JOB ->
Pictures stay out of the copy; set down each line of the listing below exactly.

++++++++++

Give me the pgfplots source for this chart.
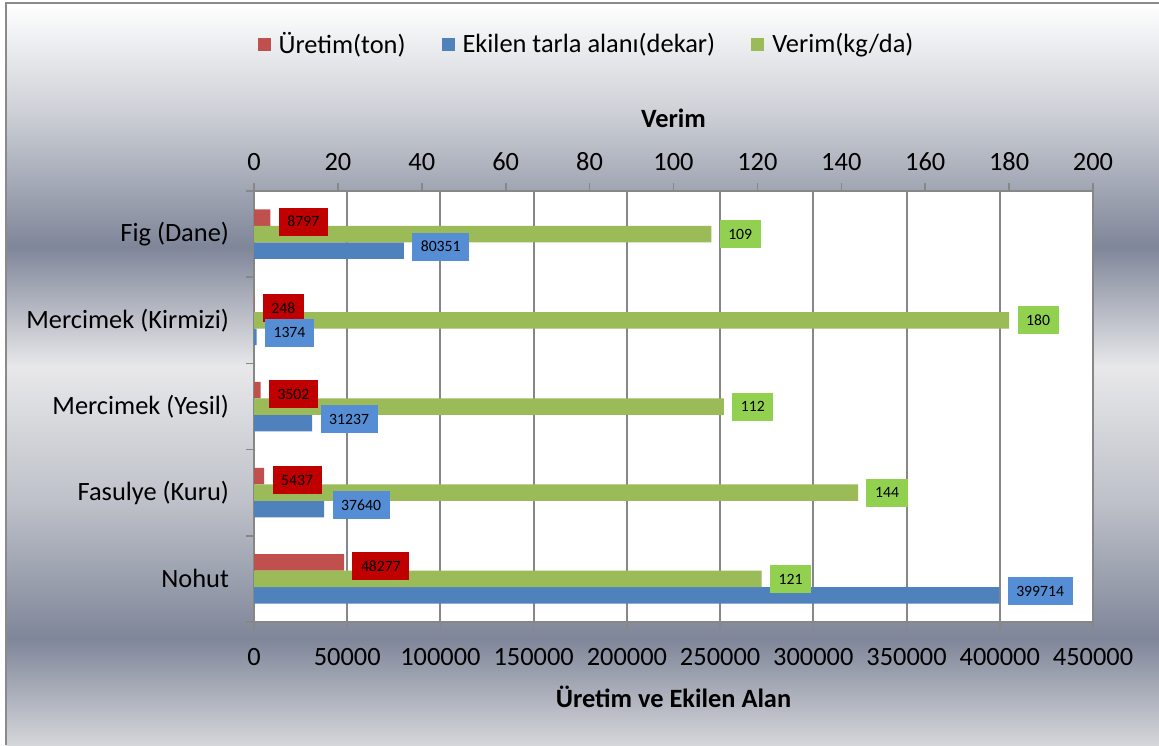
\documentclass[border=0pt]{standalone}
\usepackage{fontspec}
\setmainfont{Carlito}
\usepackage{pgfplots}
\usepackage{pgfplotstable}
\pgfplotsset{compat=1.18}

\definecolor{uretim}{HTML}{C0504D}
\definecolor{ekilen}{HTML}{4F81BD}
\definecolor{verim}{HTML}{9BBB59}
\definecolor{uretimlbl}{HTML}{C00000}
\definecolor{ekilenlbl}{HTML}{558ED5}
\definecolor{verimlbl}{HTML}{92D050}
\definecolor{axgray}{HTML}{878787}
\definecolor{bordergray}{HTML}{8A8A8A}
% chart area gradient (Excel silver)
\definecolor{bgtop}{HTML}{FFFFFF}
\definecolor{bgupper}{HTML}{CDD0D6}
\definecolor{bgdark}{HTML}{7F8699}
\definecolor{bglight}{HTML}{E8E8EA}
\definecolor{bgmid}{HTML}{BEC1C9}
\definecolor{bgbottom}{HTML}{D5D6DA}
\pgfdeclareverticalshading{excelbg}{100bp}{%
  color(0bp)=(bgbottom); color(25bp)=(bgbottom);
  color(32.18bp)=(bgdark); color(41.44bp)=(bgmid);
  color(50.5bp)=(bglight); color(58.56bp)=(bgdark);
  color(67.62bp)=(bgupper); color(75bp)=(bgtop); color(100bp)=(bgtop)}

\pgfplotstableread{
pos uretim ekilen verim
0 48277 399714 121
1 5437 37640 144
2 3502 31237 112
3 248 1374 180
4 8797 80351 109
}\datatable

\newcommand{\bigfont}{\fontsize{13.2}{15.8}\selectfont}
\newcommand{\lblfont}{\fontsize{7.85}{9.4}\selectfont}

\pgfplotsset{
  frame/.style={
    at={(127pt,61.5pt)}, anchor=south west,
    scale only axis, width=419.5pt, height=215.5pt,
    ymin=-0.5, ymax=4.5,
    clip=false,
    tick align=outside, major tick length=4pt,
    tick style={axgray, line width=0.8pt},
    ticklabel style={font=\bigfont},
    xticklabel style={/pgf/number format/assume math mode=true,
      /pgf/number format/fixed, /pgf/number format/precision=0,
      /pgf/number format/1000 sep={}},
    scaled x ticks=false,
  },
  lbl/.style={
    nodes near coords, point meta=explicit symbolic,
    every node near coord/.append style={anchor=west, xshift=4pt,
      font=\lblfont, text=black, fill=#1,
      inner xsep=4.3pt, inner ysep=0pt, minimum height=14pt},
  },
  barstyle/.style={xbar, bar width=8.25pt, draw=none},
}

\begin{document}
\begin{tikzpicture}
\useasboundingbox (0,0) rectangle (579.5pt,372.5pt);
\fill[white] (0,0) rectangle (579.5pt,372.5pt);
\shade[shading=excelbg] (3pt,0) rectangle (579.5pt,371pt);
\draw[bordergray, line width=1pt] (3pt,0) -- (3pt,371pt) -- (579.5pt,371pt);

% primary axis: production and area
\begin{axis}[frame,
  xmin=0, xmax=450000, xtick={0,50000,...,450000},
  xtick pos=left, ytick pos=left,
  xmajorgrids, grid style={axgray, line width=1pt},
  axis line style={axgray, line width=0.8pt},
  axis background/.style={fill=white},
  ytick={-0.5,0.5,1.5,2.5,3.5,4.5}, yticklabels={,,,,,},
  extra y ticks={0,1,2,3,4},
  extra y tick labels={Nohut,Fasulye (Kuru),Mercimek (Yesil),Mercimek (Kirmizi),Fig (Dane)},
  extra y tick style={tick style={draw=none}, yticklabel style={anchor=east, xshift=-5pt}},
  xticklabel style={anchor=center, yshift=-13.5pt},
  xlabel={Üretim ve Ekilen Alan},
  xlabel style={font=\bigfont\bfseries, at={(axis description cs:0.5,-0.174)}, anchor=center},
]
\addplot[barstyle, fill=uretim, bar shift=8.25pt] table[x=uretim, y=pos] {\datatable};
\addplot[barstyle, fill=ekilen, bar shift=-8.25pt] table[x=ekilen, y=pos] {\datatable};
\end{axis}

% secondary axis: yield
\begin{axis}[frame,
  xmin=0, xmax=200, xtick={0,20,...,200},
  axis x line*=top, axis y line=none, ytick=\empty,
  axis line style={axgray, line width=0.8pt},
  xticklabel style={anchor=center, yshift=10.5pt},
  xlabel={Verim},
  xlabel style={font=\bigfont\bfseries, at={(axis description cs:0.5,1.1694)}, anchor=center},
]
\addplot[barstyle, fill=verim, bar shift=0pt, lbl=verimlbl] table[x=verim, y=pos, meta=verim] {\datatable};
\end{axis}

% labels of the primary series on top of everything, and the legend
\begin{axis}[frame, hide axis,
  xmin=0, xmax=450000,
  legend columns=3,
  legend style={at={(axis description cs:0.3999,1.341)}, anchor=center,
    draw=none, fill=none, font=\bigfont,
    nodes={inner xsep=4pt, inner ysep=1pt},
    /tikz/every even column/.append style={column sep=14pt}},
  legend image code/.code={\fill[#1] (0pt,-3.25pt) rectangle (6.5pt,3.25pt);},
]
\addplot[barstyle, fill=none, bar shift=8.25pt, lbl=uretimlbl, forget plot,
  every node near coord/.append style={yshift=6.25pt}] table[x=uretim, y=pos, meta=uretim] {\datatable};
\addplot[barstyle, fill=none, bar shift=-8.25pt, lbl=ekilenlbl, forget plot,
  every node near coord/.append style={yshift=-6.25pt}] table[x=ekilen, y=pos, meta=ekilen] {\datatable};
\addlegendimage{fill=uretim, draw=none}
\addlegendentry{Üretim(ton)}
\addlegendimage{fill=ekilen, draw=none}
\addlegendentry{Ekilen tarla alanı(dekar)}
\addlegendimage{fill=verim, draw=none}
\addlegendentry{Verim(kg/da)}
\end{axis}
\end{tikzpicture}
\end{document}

++++++++++

FINAL RESULT ->
Give me the pgfplots source for this chart.
\documentclass[border=0pt]{standalone}
\usepackage{fontspec}
\setmainfont{Carlito}
\usepackage{pgfplots}
\usepackage{pgfplotstable}
\pgfplotsset{compat=1.18}

\definecolor{uretim}{HTML}{C0504D}
\definecolor{ekilen}{HTML}{4F81BD}
\definecolor{verim}{HTML}{9BBB59}
\definecolor{uretimlbl}{HTML}{C00000}
\definecolor{ekilenlbl}{HTML}{558ED5}
\definecolor{verimlbl}{HTML}{92D050}
\definecolor{axgray}{HTML}{878787}
\definecolor{bordergray}{HTML}{8A8A8A}
% chart area gradient (Excel silver)
\definecolor{bgtop}{HTML}{FFFFFF}
\definecolor{bgupper}{HTML}{CDD0D6}
\definecolor{bgdark}{HTML}{7F8699}
\definecolor{bglight}{HTML}{E8E8EA}
\definecolor{bgmid}{HTML}{BEC1C9}
\definecolor{bgbottom}{HTML}{D5D6DA}
\pgfdeclareverticalshading{excelbg}{100bp}{%
  color(0bp)=(bgbottom); color(25bp)=(bgbottom);
  color(32.18bp)=(bgdark); color(41.44bp)=(bgmid);
  color(50.5bp)=(bglight); color(58.56bp)=(bgdark);
  color(67.62bp)=(bgupper); color(75bp)=(bgtop); color(100bp)=(bgtop)}

\pgfplotstableread{
pos uretim ekilen verim
0 48277 399714 121
1 5437 37640 144
2 3502 31237 112
3 248 1374 180
4 8797 80351 109
}\datatable

\newcommand{\bigfont}{\fontsize{13.2}{15.8}\selectfont}
\newcommand{\lblfont}{\fontsize{7.85}{9.4}\selectfont}

\pgfplotsset{
  frame/.style={
    at={(127pt,61.5pt)}, anchor=south west,
    scale only axis, width=419.5pt, height=215.5pt,
    ymin=-0.5, ymax=4.5,
    clip=false,
    tick align=outside, major tick length=4pt,
    tick style={axgray, line width=0.8pt},
    ticklabel style={font=\bigfont},
    xticklabel style={/pgf/number format/assume math mode=true,
      /pgf/number format/fixed, /pgf/number format/precision=0,
      /pgf/number format/1000 sep={}},
    scaled x ticks=false,
  },
  lbl/.style={
    nodes near coords, point meta=explicit symbolic,
    every node near coord/.append style={anchor=west, xshift=4pt,
      font=\lblfont, text=black, fill=#1,
      inner xsep=4.3pt, inner ysep=0pt, minimum height=14pt},
  },
  barstyle/.style={xbar, bar width=8.25pt, draw=none},
}

\begin{document}
\begin{tikzpicture}
\useasboundingbox (0,0) rectangle (579.5pt,372.5pt);
\fill[white] (0,0) rectangle (579.5pt,372.5pt);
\shade[shading=excelbg] (3pt,0) rectangle (579.5pt,371pt);
\draw[bordergray, line width=1pt] (3pt,0) -- (3pt,371pt) -- (579.5pt,371pt);

% primary axis: production and area
\begin{axis}[frame,
  xmin=0, xmax=450000, xtick={0,50000,...,450000},
  xtick pos=left, ytick pos=left,
  xmajorgrids, grid style={axgray, line width=1pt},
  axis line style={axgray, line width=0.8pt},
  axis background/.style={fill=white},
  ytick={-0.5,0.5,1.5,2.5,3.5,4.5}, yticklabels={,,,,,},
  extra y ticks={0,1,2,3,4},
  extra y tick labels={Nohut,Fasulye (Kuru),Mercimek (Yesil),Mercimek (Kirmizi),Fig (Dane)},
  extra y tick style={tick style={draw=none}, yticklabel style={anchor=east, xshift=-5pt}},
  xticklabel style={anchor=center, yshift=-13.5pt},
  xlabel={Üretim ve Ekilen Alan},
  xlabel style={font=\bigfont\bfseries, at={(axis description cs:0.5,-0.174)}, anchor=center},
]
\addplot[barstyle, fill=uretim, bar shift=8.25pt] table[x=uretim, y=pos] {\datatable};
\addplot[barstyle, fill=ekilen, bar shift=-8.25pt] table[x=ekilen, y=pos] {\datatable};
\end{axis}

% secondary axis: yield
\begin{axis}[frame,
  xmin=0, xmax=200, xtick={0,20,...,200},
  axis x line*=top, axis y line=none, ytick=\empty,
  axis line style={axgray, line width=0.8pt},
  xticklabel style={anchor=center, yshift=10.5pt},
  xlabel={Verim},
  xlabel style={font=\bigfont\bfseries, at={(axis description cs:0.5,1.1694)}, anchor=center},
]
\addplot[barstyle, fill=verim, bar shift=0pt, lbl=verimlbl] table[x=verim, y=pos, meta=verim] {\datatable};
\end{axis}

% labels of the primary series on top of everything, and the legend
\begin{axis}[frame, hide axis,
  xmin=0, xmax=450000,
  legend columns=3,
  legend style={at={(axis description cs:0.3999,1.341)}, anchor=center,
    draw=none, fill=none, font=\bigfont,
    nodes={inner xsep=4pt, inner ysep=1pt},
    /tikz/every even column/.append style={column sep=14pt}},
  legend image code/.code={\fill[#1] (0pt,-3.25pt) rectangle (6.5pt,3.25pt);},
]
\addplot[barstyle, fill=none, bar shift=8.25pt, lbl=uretimlbl, forget plot,
  every node near coord/.append style={yshift=6.25pt}] table[x=uretim, y=pos, meta=uretim] {\datatable};
\addplot[barstyle, fill=none, bar shift=-8.25pt, lbl=ekilenlbl, forget plot,
  every node near coord/.append style={yshift=-6.25pt}] table[x=ekilen, y=pos, meta=ekilen] {\datatable};
\addlegendimage{fill=uretim, draw=none}
\addlegendentry{Üretim(ton)}
\addlegendimage{fill=ekilen, draw=none}
\addlegendentry{Ekilen tarla alanı(dekar)}
\addlegendimage{fill=verim, draw=none}
\addlegendentry{Verim(kg/da)}
\end{axis}
\end{tikzpicture}
\end{document}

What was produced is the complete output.